Lijst van brieven op datum
3 februari 1882
van
M.T.H. Perelaer (bio)
aan
Vitus Bruinsma (bio)
Volledige Werken. Deel 21. Brieven en dokumenten uit de jaren 1881-1882 (1990)
3 februari 1882
Brief van M.T.H. Perelaer aan V. Bruinsma. Dubbel velletje postpapier, waarvan blz. 1-2 en 3(½) beschreven. (M.M.)
den Haag 3 february 1882.
Wel Edel Zeer Geleerde Heer!
Uw welwillend schryven van 1e dezer heeft zich gekruist met myn ‘nogmaals Bantam en Max Havelaar’ hetwelk ik U op dien zelfden datum toezond.
Daaruit zal het U gebleken zyn, dat ik sedert het schryven van myn artiekel (van 25 Dec in het Alg.

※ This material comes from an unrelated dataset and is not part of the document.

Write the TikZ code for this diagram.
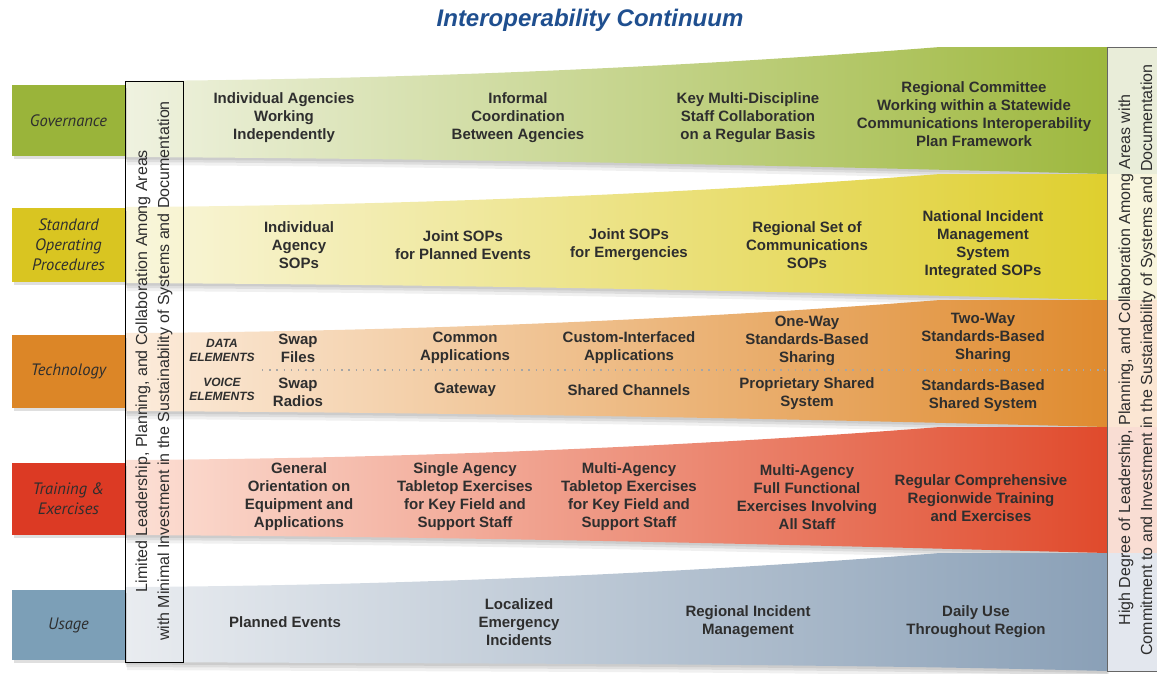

Handelsblad) reeds van gedachte veranderd ben en dat, in stede van de schuld jegens Havelaar op onze jongelingschap te endosseeren, ik rechtdoen by het tegenwoordige geslacht predik.
Gy hadt gelyk: wat er in deze zaak te doen valt, is mannen werk. Hoe ik tot die verandering gekomen ben? zult gy vragen. Och enkele besprekingen met mannen van doorzicht en eerlyke beginselen waren daartoe voldoende.
Maar merkt Gy wel op hoe eenstemmig de Nederlandsche pers (op de Amsterdammer na) is om de zaak die ik voorsta dood te zwygen? Gemakkelyk zal de opinie van het algemeen niet opgewekt worden, dat merk ik reeds. Dat zal niet gemakkelyk gaan, vooral daardoor of beter omdat een rechtdoen aan Havelaar in zich sluit eene geheele omkeering met betrekking tot het beheer onzer Koloniën.
Maar wy zullen zien. Ik zal trachten de openbare meening wakker te maken of te houden en word ik daar by gesteund door mannen van karakter en ontwikkeling als UWED. zeer Geleerden, dan zou de overwinning wel te behalen zyn.
In Uw stuk ‘de Havelaarszaak’ [1.] Zie bij 29 januari 1882. roept Gy my toe: te willen meehelpen om de zaak aan de orde te houden en de verspreide krachten te vereenigen. Zeker wil ik dat. En mogt Gy een denkbeeld of een program ontworpen hebben wat kan gedaan worden om die verspreide krachten te vereenigen, deelt het my mede; van myne zyde zullen de pogingen niet achterwege blyven, om dat doel te bereiken.
Hoogachtend noem ik my
Uw dienstw. dienaar
M. Th. Perelaer
Ik zend met dezen post nog eenige exemplaren van ‘nogmaals Bantam en Max Havelaar’ ter verspreiding.
Op de Amsterdammer ben ik geabonneerd.
M. Th.P.
‘Nogmaals Bantam enz’ zond ik al aan de leden der Tweede Kamer en aan de voornaamste dagbladen in Nederland. Zal de zaak besproken worden?